Tuesday, January 24, 2012

Done right, emergent private exchanges can strengthen the IPO marketplace. "Done right" is the key


Read another interesting article, describing a recent talk, that brings up some issues worth a second look. The speaker and subject of the posting is a very smart entrepreneur who knows a great deal about markets, both public and private.  The piece covers private share trading, growth businesses for the last couple of years, as investors have scrambled for early access to shares of high-profile companies like Groupon, Zynga and Facebook among others.

From the combination of early employees seeking pre-IPO liquidity and later stage investors wanting to own shares of a few particular companies at pre-IPO prices, emerged an opportunity for a couple of savvy entities that built sophisticated eBay like mechanisms for trading private stock.  The strong IPO pricing and aftermarket performance LinkedIn were all it took to convince plenty of qualified investors to line up for a chance to participate in the private company markets; investors ranging from well to do individuals to some of the country's largest mutual and hedge funds.

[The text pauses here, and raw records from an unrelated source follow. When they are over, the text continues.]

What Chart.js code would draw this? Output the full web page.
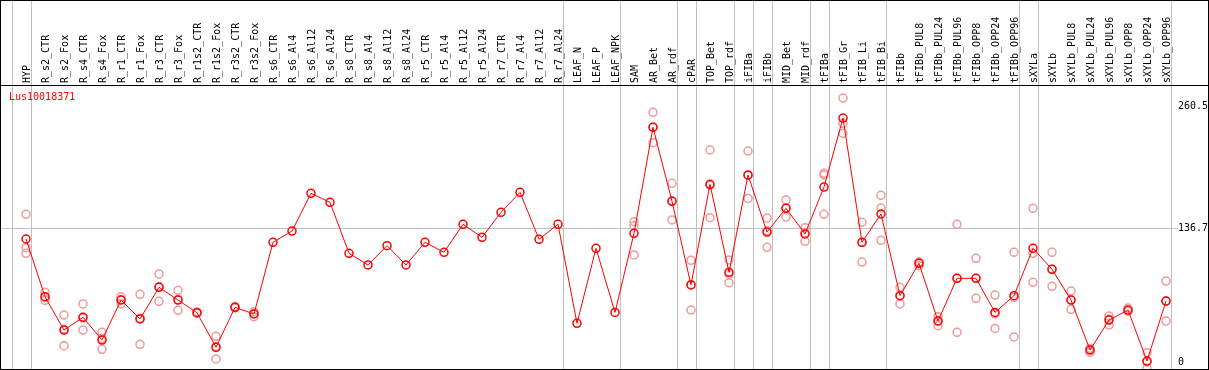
<!DOCTYPE html>
<html><head><meta charset="utf-8">
<script src="https://cdn.jsdelivr.net/npm/chart.js@4/dist/chart.umd.min.js"></script>
<style>html,body{margin:0;padding:0;background:#fff;}#wrap{width:1209px;height:370px;}</style>
</head><body><div id="wrap"><canvas id="c" width="1209" height="370"></canvas></div>
<script>
const categories = ['HYP','R_s2_CTR','R_s2_Fox','R_s4_CTR','R_s4_Fox','R_r1_CTR','R_r1_Fox','R_r3_CTR','R_r3_Fox','R_r1s2_CTR','R_r1s2_Fox','R_r3s2_CTR','R_r3s2_Fox','R_s6_CTR','R_s6_Al4','R_s6_Al12','R_s6_Al24','R_s8_CTR','R_s8_Al4','R_s8_Al12','R_s8_Al24','R_r5_CTR','R_r5_Al4','R_r5_Al12','R_r5_Al24','R_r7_CTR','R_r7_Al4','R_r7_Al12','R_r7_Al24','LEAF_N','LEAF_P','LEAF_NPK','SAM','AR_Bet','AR_rdf','cPAR','TOP_Bet','TOP_rdf','iFIBa','iFIBb','MID_Bet','MID_rdf','tFIBa','tFIB_Gr','tFIB_Li','tFIB_Bi','tFIBb','tFIBb_PUL8','tFIBb_PUL24','tFIBb_PUL96','tFIBb_OPP8','tFIBb_OPP24','tFIBb_OPP96','sXYLa','sXYLb','sXYLb_PUL8','sXYLb_PUL24','sXYLb_PUL96','sXYLb_OPP8','sXYLb_OPP24','sXYLb_OPP96'];
const meanValues = [125.5,66.6,32.6,45.6,22.4,63.2,43.9,76.2,63.2,50.3,15.0,55.8,49.0,122.1,133.6,172.1,162.9,110.9,99.0,118.7,99.0,122.1,111.9,140.5,127.2,152.7,173.1,125.2,140.5,39.5,116.0,50.6,131.3,239.4,163.9,78.6,181.3,91.5,190.8,132.6,156.8,130.6,178.5,248.9,122.1,151.0,67.7,100.7,41.8,85.4,85.4,50.6,67.7,116.0,94.6,63.2,12.2,42.8,53.0,1.0,62.2];
const rep1 = [150.7,71.1,47.9,59.2,30.3,66.6,69.0,89.8,73.1,51.0,26.2,56.5,51.3,null,null,null,null,null,null,null,null,null,null,null,null,null,null,null,null,null,null,null,143.1,254.7,182.3,103.7,216.3,104.1,215.2,146.9,165.3,137.0,192.5,269.3,142.5,170.0,76.2,98.3,46.2,140.5,105.8,68.3,111.9,156.8,111.9,72.4,14.0,46.9,55.0,9.5,82.6];
const rep2 = [116.6,62.9,16.6,32.6,12.9,59.2,18.0,61.9,52.7,50.0,3.1,55.0,46.2,null,null,null,null,null,null,null,null,null,null,null,null,null,null,null,null,null,null,null,139.0,223.7,144.9,53.0,147.2,80.9,166.9,117.0,147.9,123.1,190.8,243.5,102.0,157.1,59.2,102.0,37.0,30.3,65.0,34.3,25.5,110.9,77.2,53.7,9.9,37.7,52.0,-6.5,41.8];
const rep3 = [110.9,66.0,33.3,45.0,24.0,63.8,44.7,76.9,63.8,50.0,15.7,56.0,49.5,null,null,null,null,null,null,null,null,null,null,null,null,null,null,null,null,null,null,null,109.2,239.8,164.5,79.1,180.4,89.5,190.3,133.9,157.2,131.7,150.7,233.3,121.8,124.1,67.7,101.8,42.2,85.4,85.4,49.2,65.7,81.3,94.7,63.5,12.7,43.8,52.0,0.0,62.2];
const yTickValues = [0, 136.7, 260.5];
const separatorAfter = [-1, 0, 28, 31, 34, 35, 37, 38, 39, 41, 42, 45, 52, 53, 60];
const chartTitle = 'Lus10018371';

const FONT = {family: "'DejaVu Sans Mono', monospace", size: 10};
const toPts = arr => arr.map((v, i) => v === null ? null : {x: i, y: v}).filter(p => p !== null);
const repStyle = {type: 'line', showLine: false, pointRadius: 4, pointBorderWidth: 1.5,
  pointBorderColor: '#f09a9a', pointBackgroundColor: 'rgba(0,0,0,0)', order: 2};

const framePlugin = {
  id: 'frame',
  beforeDraw(chart) {
    const ctx = chart.ctx, xs = chart.scales.x;
    ctx.save();
    ctx.fillStyle = '#fff';
    ctx.fillRect(0, 0, chart.width, chart.height);
    ctx.strokeStyle = '#c0c0c0';
    ctx.lineWidth = 1;
    separatorAfter.forEach(i => {
      const px = Math.round(xs.getPixelForValue(i + 0.25)) + 0.5;
      ctx.beginPath(); ctx.moveTo(px, 0); ctx.lineTo(px, 369); ctx.stroke();
    });
    ctx.restore();
  },
  afterDraw(chart) {
    const ctx = chart.ctx;
    ctx.save();
    ctx.strokeStyle = '#000';
    ctx.lineWidth = 1;
    ctx.strokeRect(0.5, 0.5, 1208, 369);
    ctx.beginPath(); ctx.moveTo(0, 85.5); ctx.lineTo(1209, 85.5); ctx.stroke();
    ctx.fillStyle = '#ff0000';
    ctx.font = "10px 'DejaVu Sans Mono', monospace";
    ctx.textBaseline = 'middle';
    ctx.textAlign = 'left';
    ctx.fillText(chartTitle, 9, 97);
    ctx.restore();
  }
};

new Chart(document.getElementById('c'), {
  type: 'line',
  data: {
    datasets: [
      {label: 'mean', data: toPts(meanValues), borderColor: '#ff0000', borderWidth: 1, tension: 0,
       pointRadius: 4, pointBorderWidth: 1.5, pointBorderColor: '#ff0000', pointBackgroundColor: 'rgba(0,0,0,0)', order: 1},
      Object.assign({label: 'r1', data: toPts(rep1)}, repStyle),
      Object.assign({label: 'r2', data: toPts(rep2)}, repStyle),
      Object.assign({label: 'r3', data: toPts(rep3)}, repStyle)
    ]
  },
  options: {
    responsive: false, animation: false, devicePixelRatio: 1,
    layout: {autoPadding: false, padding: {left: 1, right: 1, top: 0, bottom: 1}},
    plugins: {legend: {display: false}, tooltip: {enabled: false}},
    scales: {
      x: {type: 'linear', position: 'top', min: -25/19, max: 60 + 12/19,
        afterBuildTicks: s => { s.ticks = categories.map((_, i) => ({value: i})); },
        afterFit: s => { s.height = 85; s.paddingLeft = 0; s.paddingRight = 0; },
        ticks: {autoSkip: false, minRotation: 90, maxRotation: 90, padding: 2, labelOffset: 13, color: '#000', font: FONT,
          callback: v => categories[v]},
        grid: {display: false, drawTicks: false}, border: {display: false}},
      y: {type: 'linear', position: 'right', min: -7.14, max: 282.6,
        afterBuildTicks: s => { s.ticks = yTickValues.map(v => ({value: v})); },
        afterFit: s => { s.width = 30; s.paddingTop = 0; s.paddingBottom = 0; },
        ticks: {padding: 0, color: '#000', font: FONT, callback: v => v === 0 ? '0' : v.toFixed(1)},
        grid: {drawTicks: false, lineWidth: 1,
          color: c => (c.tick && c.tick.value === 136.7) ? '#c0c0c0' : 'rgba(0,0,0,0)'},
        border: {display: false}}
    }
  },
  plugins: [framePlugin]
});
</script></body></html>
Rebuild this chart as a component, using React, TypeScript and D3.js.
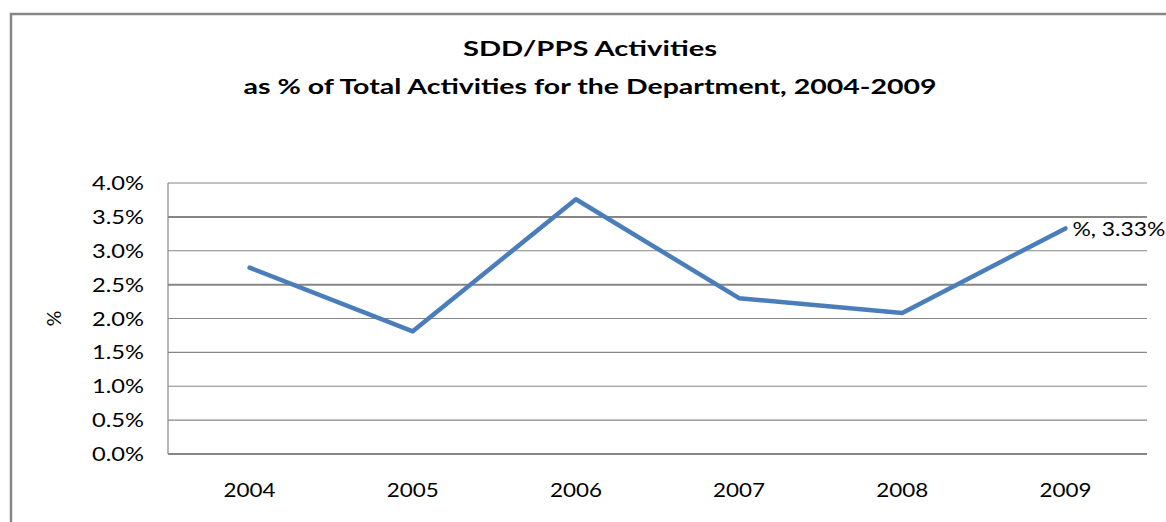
import React from "react";
import * as d3 from "d3";

const years = ["2004", "2005", "2006", "2007", "2008", "2009"];
const values = [0.0275, 0.0181, 0.0376, 0.023, 0.0208, 0.0333];
const yTicks = [0, 0.005, 0.01, 0.015, 0.02, 0.025, 0.03, 0.035, 0.04];
const titleLines = ["SDD/PPS Activities", "as % of Total Activities for the Department, 2004-2009"];
const yAxisTitle = "%";
const lastLabel = "%, 3.33%";

const W = 1166;
const H = 522;
const plot = { left: 168, right: 1147, top: 183, bottom: 454 };
const font = "Lato, 'Open Sans', sans-serif";

export default function App() {
  const x = d3.scaleBand<string>().domain(years).range([plot.left, plot.right]);
  const y = d3.scaleLinear().domain([0, 0.04]).range([plot.bottom, plot.top]);
  const fmt = d3.format(".1%");
  const line = d3
    .line<number>()
    .x((_, i) => (x(years[i]) as number) + x.bandwidth() / 2)
    .y((d) => y(d));
  const thick = new Set([0, 0.025, 0.035]);
  const lx = (x(years[years.length - 1]) as number) + x.bandwidth() / 2;
  const ly = y(values[values.length - 1]);
  return (
    <svg width={W} height={H} style={{ position: "absolute", left: 0, top: 0, background: "#fff" }}>
      <rect x={0} y={0} width={W} height={H} fill="#fff" />
      <rect x={11} y={14} width={W + 20} height={H + 20} fill="#fff" stroke="#868686" strokeWidth={2.5} />
      <text x={590} y={56} textAnchor="middle" fontFamily={font} fontWeight="bold" fontSize={21} fill="#000" textLength={254} lengthAdjust="spacingAndGlyphs">
        {titleLines[0]}
      </text>
      <text x={590} y={94} textAnchor="middle" fontFamily={font} fontWeight="bold" fontSize={21} fill="#000" textLength={693} lengthAdjust="spacingAndGlyphs">
        {titleLines[1]}
      </text>
      {yTicks.map((t) => (
        <line
          key={"g" + t}
          x1={plot.left}
          x2={plot.right}
          y1={y(t)}
          y2={y(t)}
          stroke="#868686"
          strokeWidth={thick.has(t) ? 2 : 1.2}
        />
      ))}
      <line x1={plot.left} x2={plot.left} y1={plot.top} y2={plot.bottom} stroke="#868686" strokeWidth={1.2} />
      {yTicks.map((t) => (
        <text key={"t" + t} x={144} y={y(t)} dy="0.36em" textAnchor="end" fontFamily={font} fontSize={19.5} fill="#000" textLength={52} lengthAdjust="spacingAndGlyphs">
          {fmt(t)}
        </text>
      ))}
      {years.map((yr) => (
        <text key={yr} x={(x(yr) as number) + x.bandwidth() / 2} y={490} dy="0.36em" textAnchor="middle" fontFamily={font} fontSize={19.5} fill="#000" textLength={52} lengthAdjust="spacingAndGlyphs">
          {yr}
        </text>
      ))}
      <text transform={`translate(54, ${(plot.top + plot.bottom) / 2}) rotate(-90)`} textAnchor="middle" dy="0.36em" fontFamily={font} fontSize={19.5} fill="#000">
        {yAxisTitle}
      </text>
      <path d={line(values) ?? ""} fill="none" stroke="#4A7EBB" strokeWidth={4.5} strokeLinejoin="round" strokeLinecap="round" />
      <text x={lx + 7} y={ly + 1} dy="0.36em" fontFamily={font} fontSize={19.5} fill="#000" textLength={93} lengthAdjust="spacingAndGlyphs">
        {lastLabel}
      </text>
    </svg>
  );
}
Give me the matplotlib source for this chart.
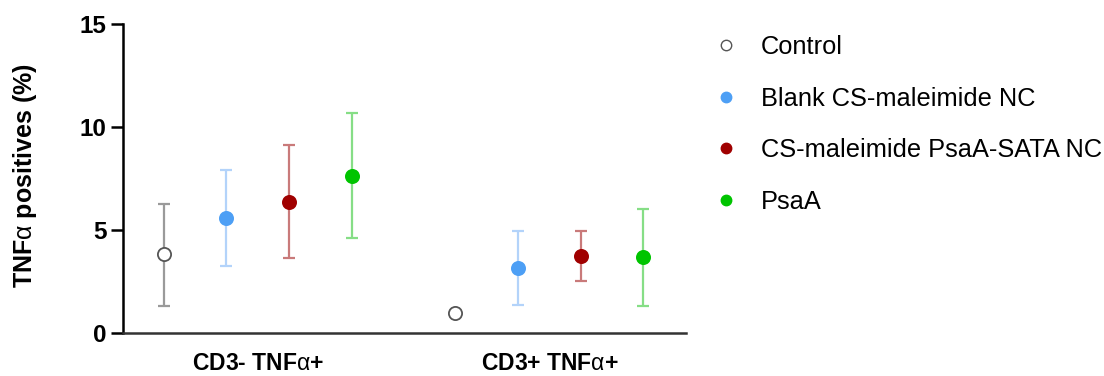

The good news is that the success of these emergent trading platforms demonstrates that investors are clearly willing to try new markets, even ones that come with the disadvantage of much less transparency.  Investors in public stocks at least have quarterly financial releases to help them determine if the investment thesis is on track.  They also have a liquid market in which to sell their stock if they perceive that things aren't going as hoped.  Conversely, investors in private securities generally have significantly less information and the rather important disadvantage, at least for now, of tremendously reduced liquidity versus public markets.  If something goes wrong, selling a block of private stock can be on par with selling a house in central Florida in 2009, except that with real estate, (assuming one covered the mortgage payments) the seller with an unwanted property still has the house. With private equity, if the investment company hits a serious speed bump, the seller can be left with a worthless piece of paper. Period.

Recently, seeking the potential extra reward, investors have shown a willingness to absorb that incremental risk.  Or at least they did last year.  2012 could be a different story.  Plenty of private investors did well in early 2011. Their success stories proved to be a siren call, attracting new private investors in search of similar success.  But as with all markets, the private market news was all good until it wasn't.  "Wasn't" became tangible with Groupon and Zynga. These well-known companies with hotly anticipated public offerings, sold shares in the private market  at prices higher than their subsequent IPO value.  In the aftermarket, at least as of January 2012, these companies continue to trade below some of their former private market prices. The late-stage, private market bets on these "high fliers" failed to pay off.  Too many more of these and the private markets will likely have a very difficult time attracting new investors.  While both Zynga and Groupon may pay off splendidly in the coming years, there was no reward for those who jumped in on the late side of early.

Astonishingly, the recently posted article about these markets suggests that when companies trade at higher prices in the information-limited private markets and then perform poorly in the transparent, public market, it is an indication, at least according to our high-profile speaker, that "the IPO market is dying".  Really?  That a large pool of investors pays less for a company when they have data to analyze when compared to what a small contingent paid when they were trading on blind faith and betting on a greater fool theory, indicates that the educated market doesn't work?  In what alternative universe? 

There is definitely a place in the world for emerging private market trading mechanisms done right, and they can be a very useful mezzanine step while companies mature toward prime time readiness.  However, it is nonsensical to suggest that the existence of a new private market has dire consequences for the public marketplace. The IPO market is alive, well, healthy and thankfully much more selective than it was during the drunken era 12-15 years ago.   While that's rough on the relative performance of today's private investors, such rationality bodes well for all investors, public and private over the long run.  Darwin's commentary on survival applies far beyond the animal kingdom.